— start of Data section —

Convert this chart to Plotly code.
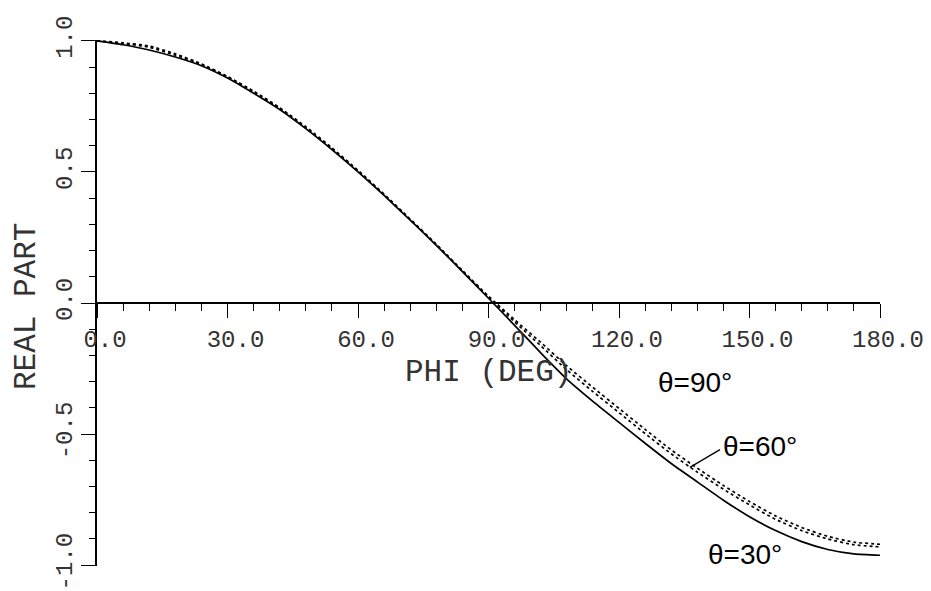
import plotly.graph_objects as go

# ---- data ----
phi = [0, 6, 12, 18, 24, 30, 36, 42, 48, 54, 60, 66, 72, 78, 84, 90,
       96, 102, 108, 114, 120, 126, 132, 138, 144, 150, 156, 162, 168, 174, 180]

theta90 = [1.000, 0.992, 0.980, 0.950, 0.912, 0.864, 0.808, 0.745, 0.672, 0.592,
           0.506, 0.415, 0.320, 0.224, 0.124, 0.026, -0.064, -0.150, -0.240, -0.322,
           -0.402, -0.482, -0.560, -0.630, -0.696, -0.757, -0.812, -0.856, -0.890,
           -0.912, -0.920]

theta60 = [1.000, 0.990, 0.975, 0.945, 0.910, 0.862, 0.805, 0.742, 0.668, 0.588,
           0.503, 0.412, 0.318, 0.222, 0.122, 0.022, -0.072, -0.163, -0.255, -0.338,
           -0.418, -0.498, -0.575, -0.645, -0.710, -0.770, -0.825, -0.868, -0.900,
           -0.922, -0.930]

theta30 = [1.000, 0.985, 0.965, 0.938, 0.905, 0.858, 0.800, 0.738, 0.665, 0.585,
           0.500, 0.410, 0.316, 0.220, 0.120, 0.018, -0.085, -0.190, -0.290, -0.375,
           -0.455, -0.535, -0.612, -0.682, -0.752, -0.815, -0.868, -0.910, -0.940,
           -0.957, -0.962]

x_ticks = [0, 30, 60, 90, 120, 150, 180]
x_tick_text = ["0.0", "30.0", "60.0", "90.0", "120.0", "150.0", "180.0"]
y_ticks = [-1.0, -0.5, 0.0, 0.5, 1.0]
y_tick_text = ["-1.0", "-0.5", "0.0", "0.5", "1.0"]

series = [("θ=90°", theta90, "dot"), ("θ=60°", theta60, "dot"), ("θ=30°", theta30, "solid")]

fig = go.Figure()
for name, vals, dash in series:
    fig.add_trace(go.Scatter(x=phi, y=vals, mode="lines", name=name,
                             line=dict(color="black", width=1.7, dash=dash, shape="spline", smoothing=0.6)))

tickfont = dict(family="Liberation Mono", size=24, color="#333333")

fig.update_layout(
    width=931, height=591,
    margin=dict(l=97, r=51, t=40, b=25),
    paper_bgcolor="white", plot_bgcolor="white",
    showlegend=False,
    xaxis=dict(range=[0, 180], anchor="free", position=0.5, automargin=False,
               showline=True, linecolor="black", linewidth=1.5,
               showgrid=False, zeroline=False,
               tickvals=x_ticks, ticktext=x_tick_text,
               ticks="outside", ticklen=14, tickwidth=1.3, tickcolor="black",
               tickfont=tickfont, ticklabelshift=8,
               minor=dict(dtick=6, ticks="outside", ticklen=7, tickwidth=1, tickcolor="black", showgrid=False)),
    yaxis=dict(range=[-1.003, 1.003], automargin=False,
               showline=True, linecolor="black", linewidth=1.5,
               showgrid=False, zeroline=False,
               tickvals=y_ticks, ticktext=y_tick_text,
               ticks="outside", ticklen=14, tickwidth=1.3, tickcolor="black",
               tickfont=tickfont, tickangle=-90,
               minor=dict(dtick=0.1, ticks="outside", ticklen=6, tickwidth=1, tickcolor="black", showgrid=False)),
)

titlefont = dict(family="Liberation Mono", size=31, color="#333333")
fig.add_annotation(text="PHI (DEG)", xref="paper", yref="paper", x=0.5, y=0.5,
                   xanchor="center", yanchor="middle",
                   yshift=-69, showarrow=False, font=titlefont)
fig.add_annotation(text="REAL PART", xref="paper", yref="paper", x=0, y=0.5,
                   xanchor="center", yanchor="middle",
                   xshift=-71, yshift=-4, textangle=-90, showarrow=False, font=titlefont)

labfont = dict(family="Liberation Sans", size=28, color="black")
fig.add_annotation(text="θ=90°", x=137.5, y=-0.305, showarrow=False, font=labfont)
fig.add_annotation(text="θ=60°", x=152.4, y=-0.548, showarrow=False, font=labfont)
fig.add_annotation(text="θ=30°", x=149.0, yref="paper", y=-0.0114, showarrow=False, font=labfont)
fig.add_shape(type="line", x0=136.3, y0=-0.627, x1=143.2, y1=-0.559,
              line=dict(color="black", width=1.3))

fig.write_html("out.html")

— end of Data section —

● **Job**
Output the material word for word, omitting its pictures.

● **Task response**
Convert this chart to Plotly code.
import plotly.graph_objects as go

# ---- data ----
phi = [0, 6, 12, 18, 24, 30, 36, 42, 48, 54, 60, 66, 72, 78, 84, 90,
       96, 102, 108, 114, 120, 126, 132, 138, 144, 150, 156, 162, 168, 174, 180]

theta90 = [1.000, 0.992, 0.980, 0.950, 0.912, 0.864, 0.808, 0.745, 0.672, 0.592,
           0.506, 0.415, 0.320, 0.224, 0.124, 0.026, -0.064, -0.150, -0.240, -0.322,
           -0.402, -0.482, -0.560, -0.630, -0.696, -0.757, -0.812, -0.856, -0.890,
           -0.912, -0.920]

theta60 = [1.000, 0.990, 0.975, 0.945, 0.910, 0.862, 0.805, 0.742, 0.668, 0.588,
           0.503, 0.412, 0.318, 0.222, 0.122, 0.022, -0.072, -0.163, -0.255, -0.338,
           -0.418, -0.498, -0.575, -0.645, -0.710, -0.770, -0.825, -0.868, -0.900,
           -0.922, -0.930]

theta30 = [1.000, 0.985, 0.965, 0.938, 0.905, 0.858, 0.800, 0.738, 0.665, 0.585,
           0.500, 0.410, 0.316, 0.220, 0.120, 0.018, -0.085, -0.190, -0.290, -0.375,
           -0.455, -0.535, -0.612, -0.682, -0.752, -0.815, -0.868, -0.910, -0.940,
           -0.957, -0.962]

x_ticks = [0, 30, 60, 90, 120, 150, 180]
x_tick_text = ["0.0", "30.0", "60.0", "90.0", "120.0", "150.0", "180.0"]
y_ticks = [-1.0, -0.5, 0.0, 0.5, 1.0]
y_tick_text = ["-1.0", "-0.5", "0.0", "0.5", "1.0"]

series = [("θ=90°", theta90, "dot"), ("θ=60°", theta60, "dot"), ("θ=30°", theta30, "solid")]

fig = go.Figure()
for name, vals, dash in series:
    fig.add_trace(go.Scatter(x=phi, y=vals, mode="lines", name=name,
                             line=dict(color="black", width=1.7, dash=dash, shape="spline", smoothing=0.6)))

tickfont = dict(family="Liberation Mono", size=24, color="#333333")

fig.update_layout(
    width=931, height=591,
    margin=dict(l=97, r=51, t=40, b=25),
    paper_bgcolor="white", plot_bgcolor="white",
    showlegend=False,
    xaxis=dict(range=[0, 180], anchor="free", position=0.5, automargin=False,
               showline=True, linecolor="black", linewidth=1.5,
               showgrid=False, zeroline=False,
               tickvals=x_ticks, ticktext=x_tick_text,
               ticks="outside", ticklen=14, tickwidth=1.3, tickcolor="black",
               tickfont=tickfont, ticklabelshift=8,
               minor=dict(dtick=6, ticks="outside", ticklen=7, tickwidth=1, tickcolor="black", showgrid=False)),
    yaxis=dict(range=[-1.003, 1.003], automargin=False,
               showline=True, linecolor="black", linewidth=1.5,
               showgrid=False, zeroline=False,
               tickvals=y_ticks, ticktext=y_tick_text,
               ticks="outside", ticklen=14, tickwidth=1.3, tickcolor="black",
               tickfont=tickfont, tickangle=-90,
               minor=dict(dtick=0.1, ticks="outside", ticklen=6, tickwidth=1, tickcolor="black", showgrid=False)),
)

titlefont = dict(family="Liberation Mono", size=31, color="#333333")
fig.add_annotation(text="PHI (DEG)", xref="paper", yref="paper", x=0.5, y=0.5,
                   xanchor="center", yanchor="middle",
                   yshift=-69, showarrow=False, font=titlefont)
fig.add_annotation(text="REAL PART", xref="paper", yref="paper", x=0, y=0.5,
                   xanchor="center", yanchor="middle",
                   xshift=-71, yshift=-4, textangle=-90, showarrow=False, font=titlefont)

labfont = dict(family="Liberation Sans", size=28, color="black")
fig.add_annotation(text="θ=90°", x=137.5, y=-0.305, showarrow=False, font=labfont)
fig.add_annotation(text="θ=60°", x=152.4, y=-0.548, showarrow=False, font=labfont)
fig.add_annotation(text="θ=30°", x=149.0, yref="paper", y=-0.0114, showarrow=False, font=labfont)
fig.add_shape(type="line", x0=136.3, y0=-0.627, x1=143.2, y1=-0.559,
              line=dict(color="black", width=1.3))

fig.write_html("out.html")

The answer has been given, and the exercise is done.